The preaching is very direct, HOT! Those that are easily offended need not apply. We only use the King James Version of the Bible. We stand against liberalism, modernism, all forms of rock and roll, country western, and contemporary music. We support and enforce modest dress and behavior. We DO NOT support nor encourage the world’s view of “Dating”. The typical “boyfriend/girlfriend relationships” are not allowed at this institute; therefore “fraternizing” is not permitted. Most activities will have the boys separated from the girls in order to decrease distractions.

They also want to make sure that potential trainees don’t bring “flashlights, knives, radios, iPods, Mp3 players [Thamiel: people still use these?] and ear phones.” Aside from a knife and earphones, my phone is all of that and more, but since they reject modernism, they probably don’t have any idea what a smart phone is.

Of course, there’s an obvious reason for this, and that’s because they want to cut attendees off from the outside world.
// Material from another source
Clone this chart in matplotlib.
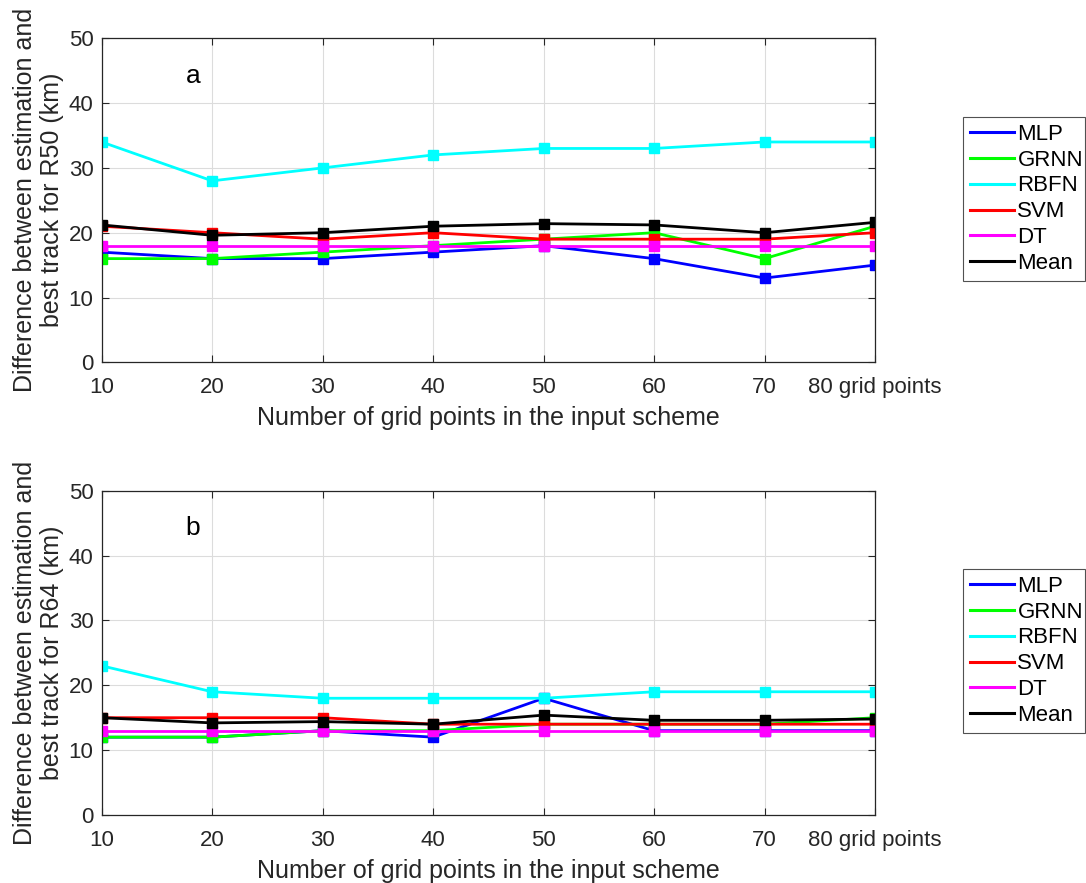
import matplotlib
matplotlib.use("Agg")
import matplotlib.pyplot as plt

plt.rcParams['font.family'] = ['Liberation Sans', 'DejaVu Sans']

x = [10, 20, 30, 40, 50, 60, 70, 80]
xticklabels = ['10', '20', '30', '40', '50', '60', '70', '80 grid points']
names = ['MLP', 'GRNN', 'RBFN', 'SVM', 'DT', 'Mean']
colors = ['#0000ff', '#00ff00', '#00ffff', '#ff0000', '#ff00ff', '#000000']

# Panel a: R50
mlp_a = [17, 16, 16, 17, 18, 16, 13, 15]
grnn_a = [16, 16, 17, 18, 19, 20, 16, 21]
rbfn_a = [34, 28, 30, 32, 33, 33, 34, 34]
svm_a = [21, 20, 19, 20, 19, 19, 19, 20]
dt_a = [18, 18, 18, 18, 18, 18, 18, 18]
mean_a = [21.2, 19.6, 20.0, 21.0, 21.4, 21.2, 20.0, 21.6]

# Panel b: R64
mlp_b = [12, 12, 13, 12, 18, 13, 13, 13]
grnn_b = [12, 12, 13, 13, 14, 14, 14, 15]
rbfn_b = [23, 19, 18, 18, 18, 19, 19, 19]
svm_b = [15, 15, 15, 14, 14, 14, 14, 14]
dt_b = [13, 13, 13, 13, 13, 13, 13, 13]
mean_b = [15.0, 14.2, 14.4, 14.0, 15.4, 14.6, 14.6, 14.8]

panels = [
    ('a', [mlp_a, grnn_a, rbfn_a, svm_a, dt_a, mean_a],
     'Difference between estimation and\nbest track for R50 (km)'),
    ('b', [mlp_b, grnn_b, rbfn_b, svm_b, dt_b, mean_b],
     'Difference between estimation and\nbest track for R64 (km)'),
]

W, H = 1086, 883
fig = plt.figure(figsize=(W / 100, H / 100), dpi=100)

axes_px = [(101.7, 38.3, 875, 362.3), (101.7, 490.7, 875, 815)]
legend_px = [(963, 117, 1085, 284), (963, 569, 1085, 736)]
txtcol = '#262626'

for (tag, series, ylab), (l, t, r, b), (ll, lt, lr, lb) in zip(panels, axes_px, legend_px):
    ax = fig.add_axes([l / W, 1 - b / H, (r - l) / W, (b - t) / H])
    handles = []
    for s, n, c in zip(series, names, colors):
        h, = ax.plot(x, s, color=c, lw=2.0, marker='s', markersize=7.5,
                     markerfacecolor=c, markeredgecolor=c, label=n)
        handles.append(h)
    ax.set_xlim(10, 80)
    ax.set_ylim(0, 50)
    ax.set_xticks(x)
    ax.set_xticklabels(xticklabels, va='baseline')
    ax.set_yticks([0, 10, 20, 30, 40, 50])
    ax.grid(True, color='#dcdcdc', lw=0.8)
    ax.tick_params(direction='in', top=True, right=True, labelsize=16,
                   colors=txtcol, length=5, width=0.8)
    ax.tick_params(axis='x', pad=22)
    ax.tick_params(axis='y', pad=6)
    for sp in ax.spines.values():
        sp.set_color(txtcol)
        sp.set_linewidth(0.9)
    ax.set_xlabel('Number of grid points in the input scheme', fontsize=18,
                  color=txtcol, labelpad=6)
    ax.set_ylabel(ylab, fontsize=18, color=txtcol, labelpad=3, linespacing=1.2)
    ax.text(0.118, 0.885, tag, transform=ax.transAxes, fontsize=19,
            color='black', ha='center', va='center')
    leg = fig.legend(handles=handles, loc='upper left',
                     bbox_to_anchor=(ll / W, 1 - lb / H, (lr - ll) / W, (lb - lt) / H),
                     mode='expand', fontsize=16, frameon=True, fancybox=False,
                     edgecolor=txtcol, handlelength=2.0, handletextpad=0.15,
                     borderpad=0.3, labelspacing=0.22, borderaxespad=0)
    leg.get_frame().set_linewidth(0.8)
    for hl in leg.get_lines():
        hl.set_marker('')
        hl.set_linewidth(2.2)

fig.savefig('out.png', dpi=100)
Like mold, fundamentalism flourishes where the sterilizing light of government regulation and oversight can’t reach. And if you want more proof of that, they admit as much in their opening statement:

Cell phone calls will be limited to 5 minutes per day to parents only; no text messaging to anyone, anytime under the penalty of expulsion from SMITE. We will strictly enforce these rules.

You get your free five minute call, and then you’re right back in prison again.

Dress appropriately

Modesty is very important for Christian Madrassas like this. The only reason they don’t demand women wear a burqa is because Muslim fundamentalists beat them to it.
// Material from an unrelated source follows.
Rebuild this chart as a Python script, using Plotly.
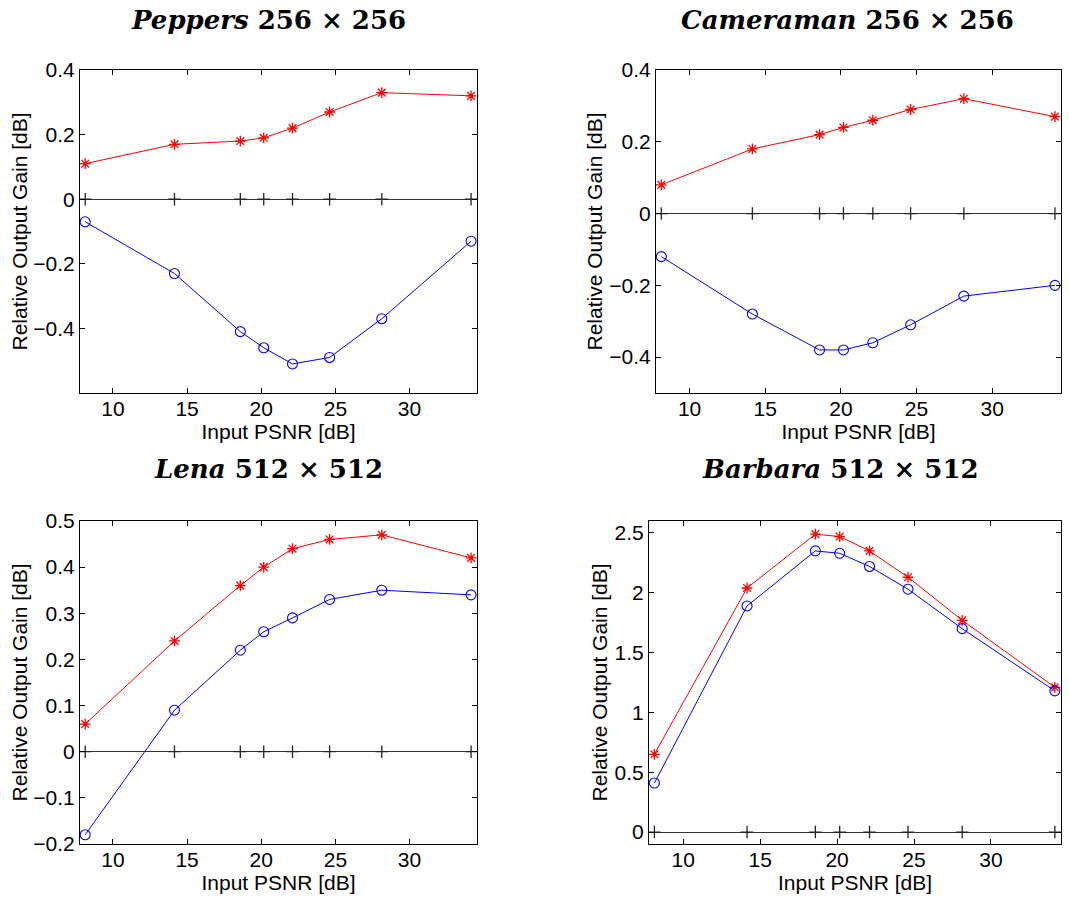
import plotly.graph_objects as go

W, H = 1069, 898

psnr = [8.13, 14.15, 18.59, 20.17, 22.11, 24.61, 28.13, 34.15]
x_ticks = [10, 15, 20, 25, 30]

titles = ["<i>Peppers</i> 256 × 256", "<i>Cameraman</i> 256 × 256",
          "<i>Lena</i> 512 × 512", "<i>Barbara</i> 512 × 512"]

peppers_red = [0.11, 0.17, 0.18, 0.19, 0.22, 0.27, 0.33, 0.32]
peppers_blue = [-0.07, -0.23, -0.41, -0.46, -0.51, -0.49, -0.37, -0.13]
cameraman_red = [0.08, 0.18, 0.22, 0.24, 0.26, 0.29, 0.32, 0.27]
cameraman_blue = [-0.12, -0.28, -0.38, -0.38, -0.36, -0.31, -0.23, -0.20]
lena_red = [0.06, 0.24, 0.36, 0.40, 0.44, 0.46, 0.47, 0.42]
lena_blue = [-0.18, 0.09, 0.22, 0.26, 0.29, 0.33, 0.35, 0.34]
barbara_red = [0.65, 2.04, 2.49, 2.47, 2.35, 2.13, 1.77, 1.21]
barbara_blue = [0.41, 1.89, 2.35, 2.33, 2.22, 2.03, 1.70, 1.18]

y_ranges = [[-0.6, 0.4], [-0.5, 0.4], [-0.2, 0.5], [-0.1, 2.6]]
y_ticks = [[-0.4, -0.2, 0, 0.2, 0.4], [-0.4, -0.2, 0, 0.2, 0.4],
           [-0.2, -0.1, 0, 0.1, 0.2, 0.3, 0.4, 0.5], [0, 0.5, 1, 1.5, 2, 2.5]]
x_range = [7.78, 34.55]

series = [(peppers_red, peppers_blue), (cameraman_red, cameraman_blue),
          (lena_red, lena_blue), (barbara_red, barbara_blue)]

# pixel boxes: left, right, top, bottom
boxes = [(80, 477, 70, 393), (656, 1061, 70, 393),
         (80, 477, 521, 844), (649, 1061, 521, 844)]
title_pos = [(268, 3), (847, 3), (268, 452), (840, 452)]
ytitle_x = [19, 594, 19, 599]

SANS = "Liberation Sans, Arial, sans-serif"

fig = go.Figure()
for i, ((red, blue), (l, r, t, b)) in enumerate(zip(series, boxes)):
    n = i + 1
    xa = "x" if n == 1 else f"x{n}"
    ya = "y" if n == 1 else f"y{n}"
    fig.add_trace(go.Scatter(x=psnr, y=[0] * len(psnr), xaxis=xa, yaxis=ya,
                             mode="markers", showlegend=False,
                             marker=dict(symbol="cross-thin-open", size=9, color="#222222",
                                         line=dict(color="#222222", width=1.3))))
    fig.add_trace(go.Scatter(x=psnr, y=red, xaxis=xa, yaxis=ya, mode="lines+markers",
                             showlegend=False, line=dict(color="#ff0000", width=1),
                             marker=dict(symbol="asterisk-open", size=9, color="#ff0000",
                                         line=dict(color="#ff0000", width=1.3))))
    fig.add_trace(go.Scatter(x=psnr, y=blue, xaxis=xa, yaxis=ya, mode="lines+markers",
                             showlegend=False, line=dict(color="#0000ff", width=1),
                             marker=dict(symbol="circle-open", size=10, color="#0000ff",
                                         line=dict(color="#0000ff", width=1.1))))
    axis_common = dict(showline=True, linecolor="black", linewidth=1.2, mirror="ticks",
                       ticks="inside", ticklen=5, tickcolor="black", showgrid=False,
                       automargin=False,
                       tickfont=dict(family=SANS, size=21, color="black"))
    xkey = "xaxis" if n == 1 else f"xaxis{n}"
    ykey = "yaxis" if n == 1 else f"yaxis{n}"
    fig.layout[xkey] = dict(domain=[l / W, r / W], range=x_range, tickvals=x_ticks,
                            anchor=ya, zeroline=False, ticklabelstandoff=-3,
                            title=dict(text="Input PSNR [dB]", standoff=0,
                                       font=dict(family=SANS, size=21, color="black")),
                            **axis_common)
    fig.layout[ykey] = dict(domain=[1 - b / H, 1 - t / H], range=y_ranges[i],
                            tickvals=y_ticks[i], anchor=xa,
                            zeroline=True, zerolinecolor="#333333", zerolinewidth=1.3,
                            **axis_common)
    fig.add_annotation(text=titles[i], x=title_pos[i][0] / W, y=1 - title_pos[i][1] / H,
                       xref="paper", yref="paper", showarrow=False,
                       xanchor="center", yanchor="top",
                       font=dict(family="DejaVu Serif, Liberation Serif", size=26,
                                 color="black", weight="bold"))
    fig.add_annotation(text="Relative Output Gain [dB]", x=ytitle_x[i] / W,
                       y=1 - (t + b) / 2 / H, xref="paper", yref="paper",
                       showarrow=False, textangle=-90, xanchor="center", yanchor="middle",
                       font=dict(family=SANS, size=21, color="black"))

fig.update_layout(width=W, height=H, margin=dict(l=0, r=0, t=0, b=0),
                  paper_bgcolor="white", plot_bgcolor="white")
fig.write_html("out.html")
Their dress code for men is just as insane, however, demanding that men not wear “Afros, punk, weed eaters, or cool dude hairstyles.” It also bars “effeminate apparel”:

Sports shirt and appropriate pants. Dress shirts and tie are required for evening services. No T-shirts with artwork unless approved by the management. No low waist pants are allowed. Hair must be neat and well kept and must not touch the ears, eyes, or collar. No Afros, punk, weed eater, or cool dude hairstyles. No necklaces, earrings, nose rings, or any other effeminate apparel.

I wasn’t aware that a nose ring is “effeminate.” I also have no idea what a “weed eater” hairstyle is, although now I’m imagining a hair sculpture that looks like this.

The casual racism is a perfect fit for the homophobia, as well.

As you can imagine, the dress code for women is just as nuts. It even comes with visuals:

They warn women that if they don’t “dress accordingly,” then the camp will be “providing clothing.” Clothing that they “may not want to wear.” The application adds, “Shirts should be long enough so no mid-drift [sic] will show when you sit, bend over, or raise your arms.”

SMITE also requires that you give up the email address that you use for your Facebook page. It makes it easier for the Thoughtpolice to Facebook stalk you and judge you by your pictures.

This dream camp will set you back $35 dollars for the admission and $105 in total (if you want the t-shirt; it’s $40 dollars admission and $115 if you don’t, so you’re paying for it either way). For Alumni, it’s considerably cheaper (presumably because they already have the t-shirt), while children 4 years and younger get in free.

After all, you gotta get the kids while they’re young; every totalitarian-fascist nation has known that.